Providing username and password
  • Username and password can be provided in the URL: http://myname:thesecret@example.com/path
  • They can also be provided by setting handle's option: 
    • curl_easy_setopt(easyhandle, CURLOPT_USERPWD, "myname:thesecret"). This is same as providing username and password in the URL.
    • curl_easy_setopt(easyhandle, CURLOPT_PROXYUSERPWD, "myname:thesecret").

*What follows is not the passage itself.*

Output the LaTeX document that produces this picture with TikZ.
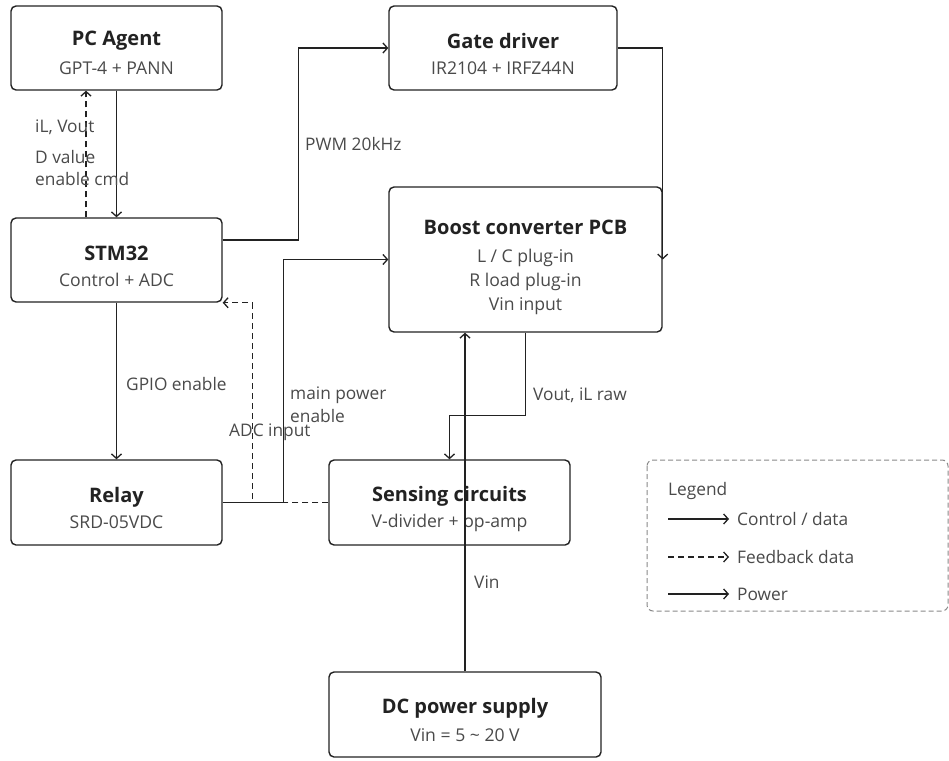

This is to provide username and password for proxy only.
    • Back to the UNIX popular era, the file $HOME/.netrc file was usually used to keep the username and password for user's FTP credential in form of plain text. libcurl provides a method to use this file for not only FTP, but also HTTP: curl_easy_setopt(easyhandle, CURLOPT_NETRC, 1L)
    • The form of the .netrc file is as following: 
machine myhost.mydomain.com
login userlogin
password secretword 

Multi-Interface:

Cautions: 
  • There is no internal thread synchronisation in libcurl, even though libcurl is thread safe.
  • Handles: never share the same handle in multiple threads. But you can pass the handles around among threads. But never use a single handle from more than one thread at any given time. (It looks useless for just passing a handle but not using it).
  • Shared objects: Certain data can be shared between multiple handles by using the share interface. But a locking mechanism (libcurl doesn't provide it internally) is to be provided by using the function: curl_share_setopt()
    • CURLSHOPT_LOCKFUNC 
    • CURLSHOPT_UNLOCKFUNC

DEBUGGING:

Deal with run-time errors:
  • CURLOPT_VERBOSE (set1): spew out the entire protocol details the libcurl sends, some internal info, some received protocol data.
  • CURLOPT_HEADER (set 1): for HTTP to include headers in the normal body.
  • CURLOPT_DEBUGFUNCTION: for the situation where CURLOPT_VERBOSE is not enough.